### [WORK REQUIRED]
Search the listing for the string "this" and copy every line that contains it.

### [AVAILABLE RECORDS]
****************

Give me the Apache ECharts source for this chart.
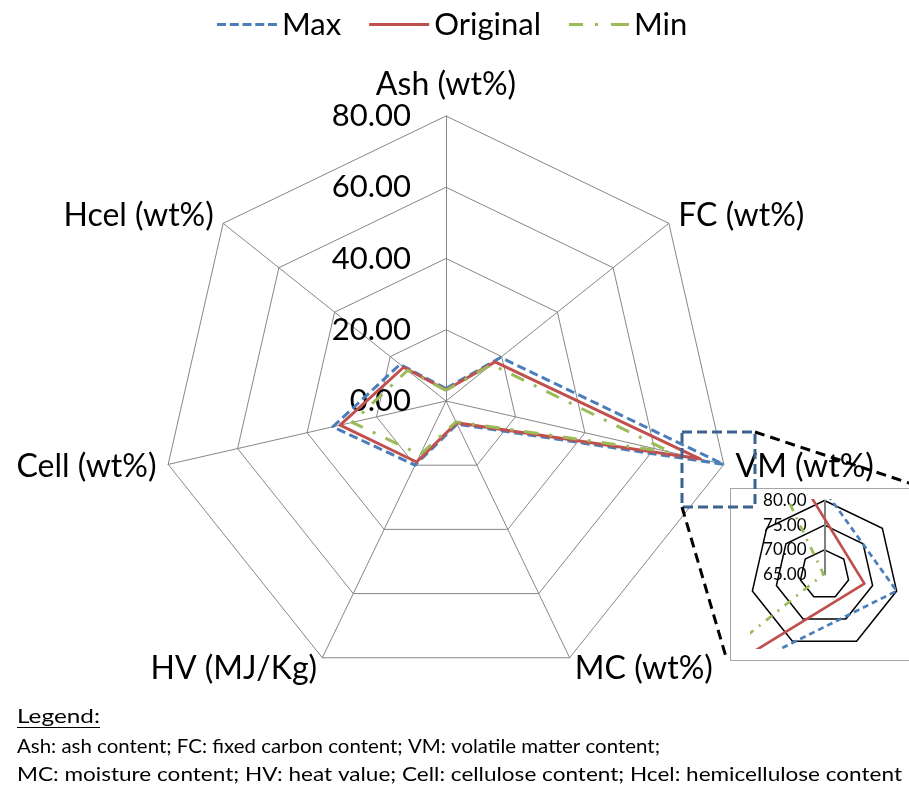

****************

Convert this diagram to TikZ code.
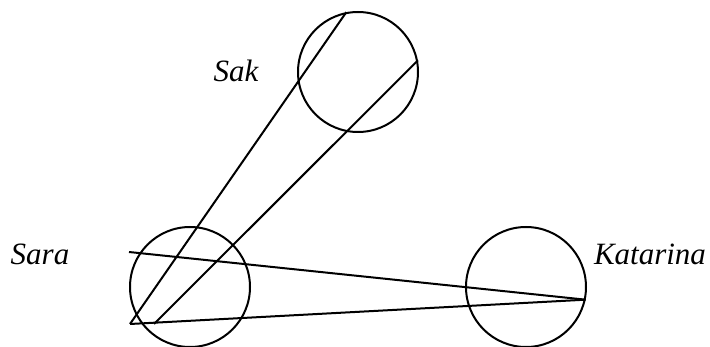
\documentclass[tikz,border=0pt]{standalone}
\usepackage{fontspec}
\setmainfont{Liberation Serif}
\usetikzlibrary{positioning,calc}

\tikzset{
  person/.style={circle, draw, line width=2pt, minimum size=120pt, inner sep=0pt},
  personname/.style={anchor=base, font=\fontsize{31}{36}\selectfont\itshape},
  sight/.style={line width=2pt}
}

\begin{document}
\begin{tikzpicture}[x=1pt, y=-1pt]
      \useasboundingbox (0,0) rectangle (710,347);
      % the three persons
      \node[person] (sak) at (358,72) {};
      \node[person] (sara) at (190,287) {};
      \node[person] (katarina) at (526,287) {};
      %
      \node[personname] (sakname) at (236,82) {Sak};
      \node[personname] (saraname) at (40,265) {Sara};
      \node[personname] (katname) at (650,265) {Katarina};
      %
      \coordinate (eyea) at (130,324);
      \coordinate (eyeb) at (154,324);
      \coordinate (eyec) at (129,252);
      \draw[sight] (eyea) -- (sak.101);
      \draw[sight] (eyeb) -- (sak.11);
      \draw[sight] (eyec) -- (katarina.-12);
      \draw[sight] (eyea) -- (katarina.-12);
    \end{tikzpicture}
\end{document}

****************

### [TASK RESPONSE]
Give me the Apache ECharts source for this chart.
Convert this diagram to TikZ code.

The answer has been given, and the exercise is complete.